The complaint sought an order requiring that Biden, Secretary of State Antony Blinken, and Secretary of Defense Lloyd Austin “adhere to their duty to prevent, and not further, the unfolding genocide of Palestinian people in Gaza.”

White declined to issue a preliminary injunction and dismissed the case. But he was critical of the administration, writing, “There are rare cases in which the preferred outcome is inaccessible to the Court. This is one of those cases.”
He conceded the plaintiffs’ point that “it is plausible that Israel’s conduct amounts to genocide,” and he implored the White House “to examine the results of their unflagging support of the military siege against the Palestinians in Gaza.”
The lawsuit asked the court to declare that the defendants had violated their duties to prevent genocide and to not be complicit in the commission of genocide. It sought immediate relief, including ordering the president and other US officials to exert their influence over Israel to stop its bombing to lift the siege in Gaza and to stop providing or facilitating the sales of weapons and arms to Israel.
It also asked the court to order the defendants to stop obstructing attempts by the international community to call for a ceasefire in Gaza. The United States vetoed in December a United Nations resolution calling for an immediate humanitarian ceasefire.

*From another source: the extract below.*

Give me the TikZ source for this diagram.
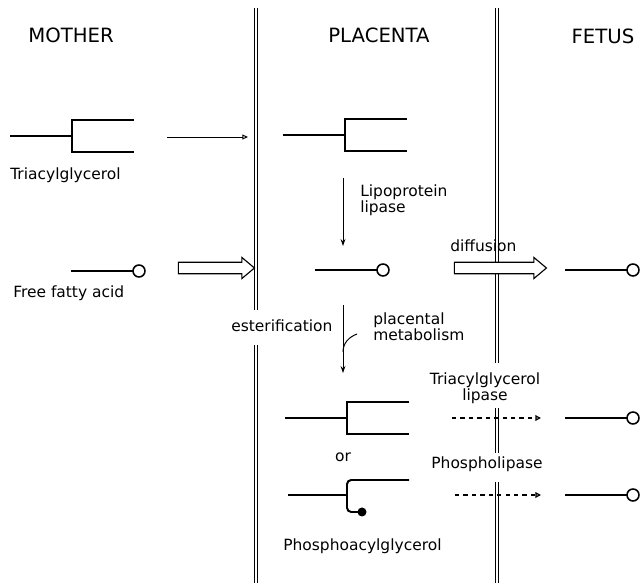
\documentclass[tikz,border=0pt]{standalone}
\usepackage{fontspec}
\setmainfont{DejaVu Sans}
\usepackage{tikz}
\usetikzlibrary{arrows.meta, positioning, shapes.arrows}
\tikzstyle{heading}  = [font=\fontsize{14}{16}\selectfont, inner sep=0pt]
\tikzstyle{lbl}      = [font=\fontsize{11}{10.4}\selectfont, inner sep=0pt, align=left]
\tikzstyle{chain}    = [line width=1.4pt]
\tikzstyle{membrane} = [double, double distance=1.7pt, line width=0.8pt]
\tikzstyle{enzyme}   = [line width=0.7pt, -{Stealth[length=5pt, width=3.5pt]}]
\tikzstyle{transfer} = [line width=0.7pt, -{Triangle[open, length=4pt, width=3.5pt]}]
\tikzstyle{lysis}    = [line width=0.9pt, dash pattern=on 3pt off 3pt, -{Triangle[open, length=4pt, width=4pt]}]
\tikzstyle{flux}     = [single arrow, draw, fill=white, line width=0.8pt, inner xsep=0pt, inner ysep=0.13cm,
    minimum width=0.525cm, single arrow head extend=0.12cm, single arrow tip angle=80]
\tikzset{
  tag/.pic={
    \draw[chain] (-62,0) -- (0,0);
    \draw[chain] (62,-16) -- (0,-16) -- (0,16) -- (62,16);
  },
  ffa/.pic={
    \draw[chain] (-68,0) -- (-6,0);
    \draw[line width=1.1pt, fill=white] (0,0) circle[radius=6];
  },
  pag/.pic={
    \draw[chain] (-59,0) -- (0,0);
    \draw[chain, rounded corners=3pt] (62,-15) -- (0,-15) -- (0,17) -- (11,17);
    \fill (15,17) circle[radius=4.5];
  },
}

\begin{document}
\begin{tikzpicture}[x=0.025cm, y=-0.025cm]
    \useasboundingbox (0,0) rectangle (641,583);

    % ===============================
    % 1. COMPARTMENTS
    % ===============================
    \node[heading] (mother)   at (71,35)  {MOTHER};
    \node[heading] (placenta) at (379,35) {PLACENTA};
    \node[heading] (fetus)    at (603,36) {FETUS};

    % Membranes
    \coordinate (mem1_top) at (256,8);
    \coordinate (mem1_cut) at (256,310);
    \coordinate (mem1_low) at (256,345);
    \coordinate (mem1_end) at (256,583);
    \coordinate (mem2_top) at (497,8);
    \coordinate (mem2_cut) at (497,363);
    \coordinate (mem2_mid) at (497,408);
    \coordinate (mem2_gap) at (497,453);
    \coordinate (mem2_low) at (497,482);
    \coordinate (mem2_end) at (497,583);
    \draw[membrane] (mem1_top) -- (mem1_cut);
    \draw[membrane] (mem1_low) -- (mem1_end);
    \draw[membrane] (mem2_top) -- (mem2_cut);
    \draw[membrane] (mem2_mid) -- (mem2_gap);
    \draw[membrane] (mem2_low) -- (mem2_end);

    % ===============================
    % 2. MOLECULES
    % ===============================
    % Mother
    \pic at (72,136)  {tag};
    \node[lbl, anchor=base west] (tag_name) at (10,180) {Triacylglycerol};
    \pic at (139,271) {ffa};
    \node[lbl, anchor=base west] (ffa_name) at (13,298) {Free fatty acid};

    % Placenta
    \pic at (345,135) {tag};
    \pic at (383,270) {ffa};
    \pic at (347,418) {tag};
    \node[lbl, anchor=base] (or_word) at (343,462) {or};
    \pic at (347,495) {pag};
    \node[lbl, anchor=base west] (pag_name) at (283,551) {Phosphoacylglycerol};

    % Fetus
    \pic at (633,270) {ffa};
    \pic at (633,418) {ffa};
    \pic at (633,495) {ffa};

    % ===============================
    % 3. TRANSFERS
    % ===============================
    \coordinate (m_tag_a) at (167,137);
    \coordinate (m_tag_b) at (248,137);
    \draw[transfer] (m_tag_a) -- (m_tag_b);

    \node[flux, minimum height=1.9cm] (m_flux) at (213,268) {};

    \coordinate (lpl_a) at (343,178);
    \coordinate (lpl_b) at (343,246);
    \draw[enzyme] (lpl_a) -- (lpl_b);
    \node[lbl, anchor=north west] (lpl_name) at (360,184) {Lipoprotein\\lipase};

    \node[flux, minimum height=2.3cm] (diff_flux) at (497,268) {};
    \node[lbl, anchor=base west] (diff_name) at (450,252) {diffusion};

    \coordinate (met_a) at (343,305);
    \coordinate (met_b) at (343,373);
    \coordinate (met_in) at (357,334);
    \coordinate (met_join) at (343,352);
    \draw[enzyme] (met_a) -- (met_b);
    \draw[line width=0.7pt] (met_in) .. controls (349,337) and (343,343) .. (met_join);
    \node[lbl, anchor=base west] (est_name) at (231,332) {esterification};
    \node[lbl, anchor=north west] (met_name) at (373,312) {placental\\metabolism};

    \coordinate (tgl_a) at (452,418);
    \coordinate (tgl_b) at (541,418);
    \draw[lysis] (tgl_a) -- (tgl_b);
    \node[lbl, align=center, anchor=north] (tgl_name) at (485,372) {Triacylglycerol\\lipase};

    \coordinate (pl_a) at (455,495);
    \coordinate (pl_b) at (541,495);
    \draw[lysis] (pl_a) -- (pl_b);
    \node[lbl, anchor=base] (pl_name) at (487,469) {Phospholipase};

\end{tikzpicture}
\end{document}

Plaintiffs included Defence for Children International, based in Ramallah, West Bank, and Palestinians in Gaza and in the US, including Waeil Elbhassi, a US citizen of Palestinian origin who lives in San Ramon, about 30 miles (48 kilometers) from Oakland.
Last week’s hearing in California came the same day as the top court of the United Nations rebuked Israel for its wartime conduct and ordered its government to do all it could to prevent death, destruction, and any acts of genocide but stopped short of ordering an end to the military offensive.
The political branches of the US government have wide authority over foreign policy, as the 9th US Circuit Court of Appeals ruled when the family of US college student Rachel Corrie tried to sue US bulldozer maker Caterpillar for aiding Israel in war crimes. Corrie was run over and killed in 2003 while trying to stop the demolition of a house in Gaza. The IDF said its soldiers could not see her.
Still, the lawsuit has brought fresh attention to the thousands of Palestinian Americans and other advocates calling for a ceasefire. They have repeatedly taken to the streets calling for the US to stop supplying weapons to Israel and have demanded local city and county governments adopt ceasefire resolutions despite local US officials having little sway over foreign policy.
After listening to hours of testimony Friday, White called the issue before him “the most difficult judicial decision that I’ve ever made,” according to the San Francisco Chronicle.
Plaintiff Laila El-Haddad, a journalist in Maryland, said she had lost nearly 90 members of her extended family to Israeli attacks, the newspaper reported.
Dr. Omar Al-Najjar, also a plaintiff, said he works at a hospital in the southern Gaza city of Rafah where more than 2,000 new patients a day require treatment for severe injuries or illnesses, but there is little to no medicine, the newspaper reported.

The Hamas-run health ministry in Gaza claimed Thursday that at least 27,019 Palestinians have been killed and 66,139 injured in Israeli strikes on Gaza since October 7, including 118 killed and 190 injured in the past 24 hours.
The terror group’s figures are unverified, don’t differentiate between civilians and combatants, and list all the fatalities as caused by Israel — even those believed to have been caused by hundreds of misfired rockets or otherwise by Palestinian fire.
Israel has previously said it has killed some 10,000 Hamas members, in addition to some 1,000 killed in Israel in the aftermath of the terror group’s October 7 invasion and onslaught.